These unusual plant parts may be the tastiest thing in your garden this year

Andrew Doiron was pretty confident the hosta shoots he was cooking up would be tasty. But just in case, he did not tell his wife what she was eating until after she tried and liked them. So much she asked to have them again the next night.

Hostas are a perennial flower popular as landscaping plants around the state. They are shade tolerant, have colorful foliage, smallish flowers and are just one example of edible plants often overlooked in gardens.

Doiron grows a variety of vegetables at his central Maine homestead, but he’s always on the lookout for anything new, different or even odd to cook up. Hostas were his latest culinary discovery.

The hosta shoots taste like asparagus, Doiron said. But they need to be snipped early in the season when they are young shoots to eat.

If you know where to look and what to look for, plant experts say you can enjoy a variety of garden goodies you may never have considered. Doing so allows you to use more parts of a plant, or make the best of what your garden produces in a challenging growing season like this one in Maine.

Weeds are a gardener’s nightmare — usually. But they can also be a prolific source of food.

“There are weeds having a banner year and we are so often trying to grow things we want but won’t grow and ripping out things we don’t want but that are edible,” said Robert Dumas, food science innovation coordinator at University of Maine Cooperative Extension

But not this year, Dumas said. Weeds like purslane, a succulent with a fleshy, paddle shaped leaf, are worth considering while some crops fail. It has a mild, spinach-like flavor and is very good tossed raw into a salad, he said.

Although it’s a weed, purslane is popular for landscaping. It is often found growing along sidewalks and other high traffic areas. Those plants are at risk of exposure to contaminants so you probably don’t want to eat them. But if you have purslane growing in areas away from sidewalks where animal urine, ice melt and other contaminants may taint the plant, it’s good to pick and eat.

“I would only eat things grown in a garden or wild area [and] I would also lean towards cooking any wild green,” Dumas said. “My purslane grows next to my lettuce in a garden bed, so no dogs.”

When plants bolt, rapidly growing a flower stalk and producing seeds before the crop is harvested, it can mean the end of the vegetable you were expecting. But while your bolted broccoli, lettuce and other plants can’t be enjoyed as you envisioned, they can still be eaten — sort of.

Also called going to seed, a lot of gardeners take bolting as a sign the plant is no longer edible.

Nothing could be farther from the truth, Dumas said.

That’s good news in a year that has seen a lot of greens and plants in the brassica like radishes, turnips, broccoli and cauliflower family bolting due to the extreme weather conditions.
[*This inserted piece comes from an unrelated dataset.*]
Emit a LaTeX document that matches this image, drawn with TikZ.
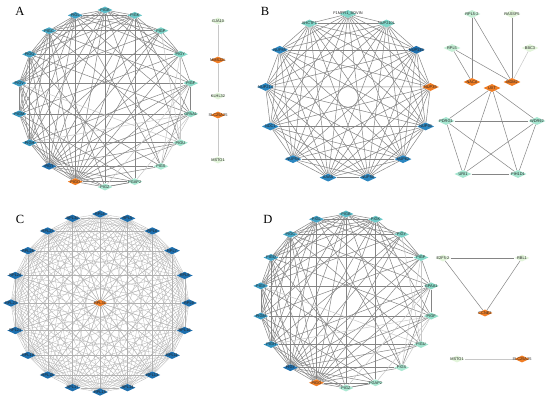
\documentclass[tikz,border=0pt]{standalone}
\usepackage{fontspec}
\setmainfont{Liberation Serif}
\newfontfamily\lblfont{Liberation Sans}
\usetikzlibrary{shapes.geometric,backgrounds}
\definecolor{orng}{HTML}{F07D24}
\definecolor{dblue}{HTML}{1D6FAE}
\definecolor{mblue}{HTML}{2B86C0}
\definecolor{pale}{HTML}{E2F5DA}
\definecolor{lgreen}{HTML}{C6EFD6}
\definecolor{aqua}{HTML}{A6E6D0}
\definecolor{cy}{HTML}{7FD6C9}
\definecolor{k0}{HTML}{5ABCC9}
\definecolor{k1}{HTML}{6CC9C9}
\definecolor{k2}{HTML}{7DD3C8}
\definecolor{k3}{HTML}{84D8C8}
\definecolor{k4}{HTML}{88D9C6}
\definecolor{k5}{HTML}{93DEC9}
\definecolor{k6}{HTML}{A0E4CE}
\definecolor{k7}{HTML}{ABE9D3}
\definecolor{k11}{HTML}{1D6FAE}
\definecolor{k12}{HTML}{3192BE}
\definecolor{k13}{HTML}{3597C1}
\definecolor{k14}{HTML}{3A9CC4}
\definecolor{k15}{HTML}{3FA1C5}
\definecolor{k16}{HTML}{48AAC8}
\definecolor{edgec}{HTML}{858585}
\definecolor{edgel}{HTML}{C8C8C8}
\begin{document}
\begin{tikzpicture}[x=1pt,y=-1pt,
  gn/.style={diamond, minimum width=15pt, minimum height=7pt, inner sep=0pt, draw=none},
  gb/.style={diamond, minimum width=17pt, minimum height=8pt, inner sep=0pt, draw=none},
  lbl/.style={font=\lblfont\fontsize{3.9}{4}\selectfont, text=black!85, inner sep=0pt},
  edge/.style={draw=edgec, line width=0.5pt},
  ledge/.style={draw=edgel, line width=0.5pt},
  cedge/.style={draw=black!30, line width=0.28pt},
  panel/.style={font=\fontsize{12.5}{12.5}\selectfont, inner sep=0pt}]
\useasboundingbox (0,0) rectangle (550,401);
\begin{scope}[on background layer]
\fill[white] (0,0) rectangle (550,401);
\end{scope}

% panel letters
\node[panel] (LA) at (20,11) {A};
\node[panel] (LB) at (265,11) {B};
\node[panel] (LC) at (20,219) {C};
\node[panel] (LD) at (268,219) {D};

% ---------------- Panel A ----------------
\foreach \k/\t/\c in {0/PIGB/k0,1/PIGK/k1,2/PIGP/k2,3/PIGY/k3,4/PIGF/k4,5/GPAA1/k5,
  6/PIGU/k6,7/PIGS/k7,8/PGAP2/k7,9/PIGZ/k7,10/PIGO/orng,11/PIGT/k11,12/PIGH/k12,
  13/PIGM/k13,14/PIGV/k14,15/PIGQ/k15,16/PIGC/k16,17/PIGL/k15}{
  \pgfmathsetmacro\a{90-20*\k}
  \node[gn, fill=\c, label={[lbl]center:\t}] (A\k) at ({105+87*cos(\a)},{98.5-88.5*sin(\a)}) {};
}
\node[gn, fill=pale,  label={[lbl]center:GJA10}] (gja) at (218,21) {};
\node[gn, fill=orng,  label={[lbl]center:MMS22L}] (mms) at (218,60) {};
\node[gn, fill=pale,  label={[lbl]center:KLHL32}] (klh) at (218,96) {};
\node[gn, fill=orng,  label={[lbl]center:SLC25A25}] (slcA) at (218,115) {};
\node[gn, fill=pale,  label={[lbl]center:MSTO1}] (msA) at (218,160) {};

% ---------------- Panel D ----------------
\foreach \k/\t/\c in {0/PIGB/k0,1/PIGK/k1,2/PIGY/k2,3/PIGP/k3,4/GPAA1/k4,5/PIGF/k5,
  6/PIGU/k6,7/PIGS/k7,8/PGAP2/k7,9/PIGZ/k7,10/PIGO/orng,11/PIGT/k11,12/PIGH/k12,
  13/PIGM/k13,14/PIGV/k14,15/PIGQ/k15,16/PIGC/k16,17/PIGL/k15}{
  \pgfmathsetmacro\a{90-20*\k}
  \node[gn, fill=\c, label={[lbl]center:\t}] (D\k) at ({346+86.5*cos(\a)},{301-87*sin(\a)}) {};
}
\node[gn, fill=pale, label={[lbl]center:E2F5-2}] (e2f) at (443,258) {};
\node[gn, fill=pale, label={[lbl]center:RBL1}] (rbl) at (522,258) {};
\node[gn, fill=orng, label={[lbl]center:CCNE2}] (ccn) at (485,313) {};
\node[gn, fill=pale, label={[lbl]center:MSTO1}] (msD) at (457,359) {};
\node[gn, fill=orng, label={[lbl]center:SLC25A25}] (slcD) at (522,359) {};

% ---------------- Panel B ----------------
\foreach \k/\t/\c in {0/F1MFR1\_BOVIN/cy,1/NUP210L/cy,2/NUP133/dblue,3/NUP35/orng,
  4/NUP93/mblue,5/NUP62/mblue,6/NUP50/mblue,7/AAAS/mblue,8/NUP54/mblue,9/NDC1/mblue,
  10/NUP214/mblue,11/NUP85/mblue,12/AHCTF1/cy}{
  \pgfmathsetmacro\a{90-360/13*\k}
  \node[gb, fill=\c, label={[lbl]center:\t}] (B\k) at ({348+83*cos(\a)},{97-83*sin(\a)}) {};
}
\node[gb, fill=lgreen, label={[lbl]center:RPL5-2}] (rpl52) at (472,14) {};
\node[gb, fill=pale,   label={[lbl]center:RASSF5}] (rass) at (512,14) {};
\node[gb, fill=lgreen, label={[lbl]center:RPL5}] (rpl5) at (452,48) {};
\node[gb, fill=pale,   label={[lbl]center:BBC3}] (bbc) at (530,48) {};
\node[gb, fill=orng,   label={[lbl]center:NACA}] (naca) at (472,82) {};
\node[gb, fill=orng,   label={[lbl]center:MDM2}] (mdm) at (512,82) {};
\node[gb, fill=orng,   label={[lbl]center:UXT}] (uxt) at (492,88) {};
\node[gb, fill=aqua,   label={[lbl]center:PDRG1}] (pdr) at (446,121) {};
\node[gb, fill=aqua,   label={[lbl]center:WDR92}] (wdr) at (537,121) {};
\node[gb, fill=aqua,   label={[lbl]center:URI1}] (uri) at (463,174) {};
\node[gb, fill=aqua,   label={[lbl]center:PIH1D1}] (pih) at (518,174) {};

% ---------------- Panel C ----------------
\foreach \k/\t in {0/RPL4,1/RPL5,2/RPL6,3/RPL7,4/RPL8,5/RPL9,6/RPL10,7/RPL11,8/RPL13,
  9/RPL14,10/RPL15,11/RPL17,12/RPL18,13/RPL19,14/RPL21,15/RPL23,16/RPL24,17/RPL26,
  18/RPL27,19/RPL30}{
  \pgfmathsetmacro\a{90-18*\k}
  \node[gb, minimum width=16pt, minimum height=7.5pt, fill=dblue, label={[lbl]center:\t}] (C\k) at ({100+89*cos(\a)},{303-89*sin(\a)}) {};
}
\node[gb, minimum width=14pt, minimum height=7pt, fill=orng, label={[lbl]center:RPL31}] (Cc) at (100,303) {};

% ---------------- Edges ----------------
\begin{scope}[on background layer]
\foreach \P in {A,D}{
  \foreach \i/\j in {10/11,10/12,10/13,10/14,10/15,10/16,10/17,10/0,10/1,
    11/12,11/13,11/14,11/15,11/16,11/17,11/0,11/1,
    12/13,12/14,12/15,12/16,12/17,12/0,
    13/14,13/15,13/16,13/17,13/1,
    14/15,14/16,14/17,14/0,14/1,
    15/16,15/17,15/0,15/1,
    16/17,16/0,16/1,17/0,17/1,0/1,
    2/0,2/16,2/17,2/11,2/10,2/12,2/14,2/3,
    3/15,3/0,3/1,3/17,3/11,3/10,3/13,3/4,
    4/14,4/11,4/10,4/16,4/0,4/12,4/7,
    5/13,5/11,5/10,5/15,5/17,5/1,5/4,
    6/11,6/10,6/12,6/16,6/1,
    7/11,7/10,7/14,7/0,7/17,
    8/11,8/10,8/13,8/15,8/1,8/9,
    9/11,9/10,9/12,9/16,9/0,9/8}{
    \draw[edge] (\P\i) -- (\P\j);
  }
  \foreach \i/\j in {2/6,3/7,5/8,6/14,4/9,5/12,6/3,7/5}{
    \draw[ledge] (\P\i) -- (\P\j);
  }
}
\draw[ledge] (gja) -- (mms);
\draw[ledge] (mms) -- (klh);
\draw[ledge] (slcA) -- (msA);
\draw[edge] (e2f) -- (rbl);
\draw[edge] (e2f) -- (ccn);
\draw[edge] (rbl) -- (ccn);
\draw[ledge] (msD) -- (slcD);
% B circle: complete graph
\foreach \i in {0,...,11}{
  \pgfmathtruncatemacro\s{\i+1}
  \foreach \j in {\s,...,12}{
    \draw[edge] (B\i) -- (B\j);
  }
}
\draw[edge] (rpl52) -- (naca);
\draw[edge] (rpl52) -- (mdm);
\draw[edge] (rass) -- (mdm);
\draw[edge] (rpl5) -- (naca);
\draw[edge] (rpl5) -- (mdm);
\draw[ledge] (bbc) -- (mdm);
\foreach \u/\v in {uxt/pdr,uxt/wdr,uxt/uri,uxt/pih,pdr/wdr,pdr/uri,pdr/pih,wdr/uri,wdr/pih,uri/pih}{
  \draw[edge] (\u) -- (\v);
}
% C: complete graph
\foreach \i in {0,...,18}{
  \pgfmathtruncatemacro\s{\i+1}
  \foreach \j in {\s,...,19}{
    \draw[cedge] (C\i) -- (C\j);
  }
}
\foreach \i in {0,...,19}{
  \draw[cedge] (Cc) -- (C\i);
}
\end{scope}
\end{tikzpicture}
\end{document}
“What we are after are great crops with things like radishes producing those big, edible roots,” Dumas said. “Sometimes that does not happen and it bolts — but those radish flowers that you did not want are really a treat and you can enjoy them as a consolation prize.”

The radish flowers have a nice peppery bite, Dumas said. The flowers from bolted brassicas can be added raw to salads or sauteed in butter or olive oil first.

Flowers aren’t just for admiring. Borage, nasturtiums, calendula, daylilies and signet marigolds are all also edible. From adding to salads to cooking with them, flowers have many edible uses you might not be aware of.

During a recent demonstration to a 4-H group in Orono, Dumas said he made his “flower power” pizza topped with edible flowers, basil and thinly sliced zucchini.

“The kids loved it,” he said. “It tasted great and it was speckled with all these different colors.”

Doiron also used flowers for jams, jellies and beverages.

For instance, he said in the spring he steeps bunches of lilac flowers in lemonade for two or three days, which results in a drink with a mild strawberry-like flavor that he enjoys chilled. He also used the flowers to make a jelly he said tasted a bit like grape jelly.

Hosta flowers can also be used to make jelly.

“It came out really good and very sweet like a honey,” Doiron said. “In fact, it’s called ‘poor man’s honey.’”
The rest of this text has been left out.